Domestic abuse is rarely a cut-and-dry case of physical abuse. Typically it is built upon emotional abuse, yet the law hardly ever intervenes until it gets physical. Petito’s case brought to the limelight America’s issues on recognizing and dealing with domestic abuse within its law system. Many argue that the police should have recognized the signs, and senior Kristen Sonsol agrees.

“When it came down to [the Gabby Petito case], the police downplayed all of her signs,” Sonsol said. “They should have seen she needed help.”

Despite domestic violence being a prevalent issue in American society, the law system continuously fails at recognizing and preventing it. Around 72% of all murder-suicides involve a form of domestic abuse, equating to a large portion of unsolved cases in America stemming from domestic abuse. As domestic violence is ultimately preventable by police, Petito’s case could have ended with the Moab recording.

“Of all women murdered in the US about one-third were killed by an intimate partner,” The NOW Foundation, a foundation built on women’s safety and health claims. “That’s an average of three women every day.”

Petito’s case overshadowed several cases that involved victims that belonged to minorities. Cases like Daniel Robinson, Lauren Cho and Rajah McQueen have yet to be solved. (Gabrielle Jadotte)

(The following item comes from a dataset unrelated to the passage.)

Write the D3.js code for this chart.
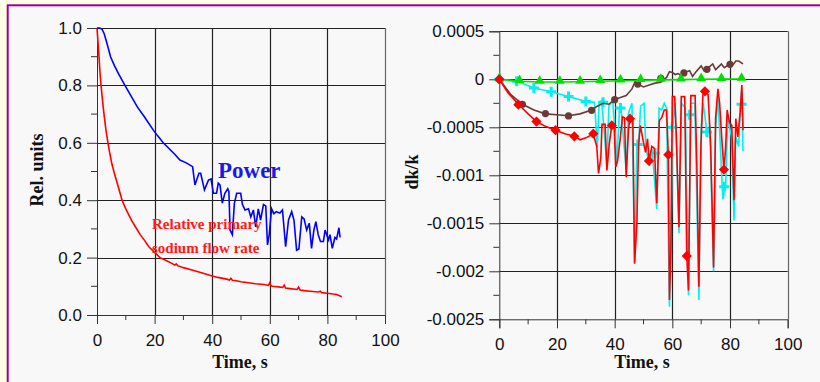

Another reason why the Petito case developed such a following is due to the victim being a missing white woman. Race has played a proven part in the amount of media coverage and attention a missing person receives.

“The loss of White lives is seen as tragic, [but] the loss of Black and Hispanic lives is treated as normal, acceptable, and even inevitable,” a 2020 study on the racial disparities amongst victims of color states.

Missing cases that involve white victims tend to gain more media attention and priority over cases that involve people of color. Whereas cases like Daniel Robinson, a missing black geologist, has taken three months and counting to locate his whereabouts, Gabby Petito was found in one month. Daniel’s case hasn’t been given the same treatment from law enforcement or the media, showing just how much a role race plays in solving missing person cases in America.

“The news talks more about white cases than people of color and, it is unjust,” Sonsol states. “Every person’s life matters and, it shouldn’t be based on race.”

Missing person cases involving people of color in America are less likely to be solved and investigated. Petito’s case showcases how American society reacts to domestic abuse and missing cases, and the innate racial bias that sets Petito’s case apart from those of Lauren Cho, Rajah McQueen, and Daniel Robinson.